Sorry, I was not clear in my statement.
I have a budget line with Comcast that permits 1 and only 1 connection. The terms and conditions of service clearly state that it is not permitted to use any device to enable more than the one approved device through their network. If my desktop were to die now I could get back on the internet with my laptop AFTER I call Comcast and have them update their permitted MAC address list.(1) (2)
They offer a higher priced service which does not have the one computer restriction.
I had unlimited tethering with Sprint for a while at about $25-$30/month. (Was pleased, wasn't using it enough to justify the cost.) Their terms of service are also very explicit: Pay the fee and tether away, let us catch you using a 3rd party app and we will react to it.
Both firms, and every other player in the game, will have their lawyers and the local constabulary jumping all over you with both feet for a crime generally called "Theft of Service" or similar. If you doubt this statement then go read your terms of service carefully; it's in there. This typically results in you paying them a LOT more for the service than if you had paid for it. Like most business operations in a capitalist economic model they use the "Mafia Model" of operation to guarantee thier income stream: They make it too painful to NOT do business their way.

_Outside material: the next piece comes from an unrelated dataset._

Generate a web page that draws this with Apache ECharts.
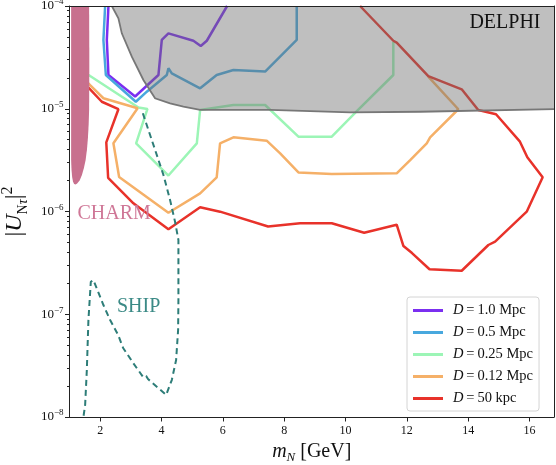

Please be sure I am NOT telling you not to use a 3rd party app to get free tethering.(3) All I'm aiming at here is raising your awareness that the power structures in place have declared this to be a penalty-bearing course of action.
Skeezy Ratty Troll
(1) For the non-techies, that is a Media Address Control identifier that is ALWAYS unique across a network and is normally unique across the Internet. This is the physical address that the logical address we call an IP address maps back to.
(2) I'm 99% confident I can snarf Comcast's box into allowing multiple connections through it. My confidence level for hiding evidence of the snarfing drops below 50% when I factor in the
Narus boxes they have sitting in the main fiber hubs.
(3) As an aside on the subject, these folks are not raising their prices merely because they can, though that is always a factor. The main reason the telcos are raising the cost is they have to do so in order to maintain their stock profitability and dividends to their investors. This is becoming an issue now because so many of us have dropped land line service. Telcos are still required to maintain that huge copper infrastructure despite its dropping usage level. To gain and maintain new customers they must grow the new network while continuing to pay for the old.